2. Ken Saro-Wiwa and the Ogoni Nine: When the Law Silences Dissent (Nigeria, 1995)

On November 10, 1995, Nigerian writer, activist, and environmentalist Ken Saro-Wiwa was executed alongside eight others by the military dictatorship of General Sani Abacha.

Their crime? Peacefully protesting the ecological devastation caused by multinational oil companies in Ogoniland particularly Shell. Their trial, widely condemned by international observers, was held in a military tribunal with no right of appeal.

The execution provoked international outrage, leading to Nigeria’s suspension from the Commonwealth and triggering a long-term reputational crisis for both the Nigerian state and the corporations involved. Today, Saro-Wiwa is revered globally as a symbol of environmental justice and free speech. His case underscores how capital punishment can be misused in politically charged environments and continues to influence global advocacy around corporate accountability and judicial independence in Africa.

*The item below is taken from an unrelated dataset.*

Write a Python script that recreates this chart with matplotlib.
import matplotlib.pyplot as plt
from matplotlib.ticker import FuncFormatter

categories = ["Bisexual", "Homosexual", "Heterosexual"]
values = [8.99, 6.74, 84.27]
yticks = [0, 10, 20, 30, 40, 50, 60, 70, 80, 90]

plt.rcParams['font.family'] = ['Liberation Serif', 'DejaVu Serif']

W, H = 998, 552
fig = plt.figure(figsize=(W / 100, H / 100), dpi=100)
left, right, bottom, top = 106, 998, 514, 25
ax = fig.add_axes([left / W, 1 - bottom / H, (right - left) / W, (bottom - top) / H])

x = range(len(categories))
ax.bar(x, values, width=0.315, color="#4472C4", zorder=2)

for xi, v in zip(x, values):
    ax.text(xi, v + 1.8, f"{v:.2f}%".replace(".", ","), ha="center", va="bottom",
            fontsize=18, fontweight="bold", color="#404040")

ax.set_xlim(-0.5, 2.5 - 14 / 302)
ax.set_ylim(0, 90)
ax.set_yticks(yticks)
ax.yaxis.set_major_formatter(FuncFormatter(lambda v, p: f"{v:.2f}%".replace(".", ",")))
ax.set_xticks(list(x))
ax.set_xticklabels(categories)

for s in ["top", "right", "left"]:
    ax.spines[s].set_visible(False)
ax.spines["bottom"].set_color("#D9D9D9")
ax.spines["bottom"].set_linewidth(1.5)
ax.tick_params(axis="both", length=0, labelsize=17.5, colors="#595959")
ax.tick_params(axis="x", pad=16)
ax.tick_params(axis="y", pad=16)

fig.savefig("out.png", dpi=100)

3. The Beach Executions: Liberia’s Descent into Chaos (1980)

On April 22, 1980, thirteen top officials of Liberia’s True Whig Party government, including cabinet ministers and the former Chief Justice, were publicly executed by firing squad on a Monrovia beach following a military coup led by Master Sergeant Samuel Doe.

Televised and conducted with chilling efficiency, these executions were meant to demonstrate the end of Americo-Liberian dominance and the start of a new order. Instead, they ushered in two decades of brutal civil conflict, human rights violations, and institutional breakdown.

This episode remains one of the most haunting political executions in African history and serves as a cautionary tale about the fragility of justice in times of military rule.


4. Froduald Karamira: Rwanda’s Reckoning (1998)

Following the 1994 genocide in Rwanda, thousands of suspects were detained. Among them was Froduald Karamira, a former political leader and one of the masterminds of the genocide.

In 1998, Rwanda carried out its largest post-genocide execution, putting to death 22 individuals including Karamira, convicted of genocide and crimes against humanity. The public execution drew mixed reactions. For many Rwandans, it symbolized justice; for human rights defenders, it raised concerns about due process.

Rwanda later abolished the death penalty in 2007, recognizing its incompatibility with national reconciliation and its deterrent effect on international extraditions. The Karamira case marked a turning point in Rwanda’s journey from retributive to restorative justice.


5. Thomas Sankara: Justice After Death (Burkina Faso, 1987–2022)

Although not an execution in the traditional legal sense, the assassination of Burkina Faso’s revolutionary leader Thomas Sankara in a 1987 coup remains one of the continent’s most symbolic deaths.

For decades, Sankara’s killing was shrouded in silence, officially blamed on external enemies. It wasn’t until 2022 that a military tribunal convicted former President Blaise Compaoré and others for the murder, sentencing them to life in absentia.

This case is historic: it represents a rare effort by an African court to revisit past political crimes and affirm the right to justice, even posthumously. Sankara’s legacy as “Africa’s Che Guevara” endures, and the trial was a significant step toward accountability for capital crimes committed under the cover of politics.


6. Political Executions Under Idi Amin (Uganda, 1970s)

During his brutal regime, Ugandan dictator Idi Amin oversaw the execution both judicial and extrajudicial of thousands of political opponents.

One of the most prominent was Benedicto Kiwanuka, Uganda’s first African Chief Justice, who was abducted and executed in 1972. Though his death was not carried out through official capital punishment procedures, it remains emblematic of how the machinery of justice was dismantled under authoritarianism.

Amin’s legacy reinforced fears about the death penalty being used as a political weapon rather than a tool of justice.


Capital Punishment in Today’s Africa: A Continent in Transition

These iconic cases reflect a broader transformation. While some countries like Egypt, Nigeria, and Somalia still enforce capital punishment, others like South Africa, Angola, and Sierra Leone have chosen to abolish it, citing human rights, judicial fairness, and modern constitutional values.

The African Commission on Human and Peoples’ Rights continues to advocate for a continent-wide moratorium, while legal scholars debate the ethics, effectiveness, and future of the death penalty in Africa’s justice systems.


 Remembering the Past, Reimagining Justice

The execution chamber is often described as the end of justice but in many of Africa’s historic cases, it has been the beginning of national awakening.

From the hanging of Kimathi to the trial of Sankara’s assassins, capital punishment in Africa has never been just a matter of law. It is deeply entwined with memory, power, and the long journey toward just societies.

As more African countries revisit their legal codes and moral compasses, these stories remain vital not just as warnings, but as guides toward a more humane and constitutional future.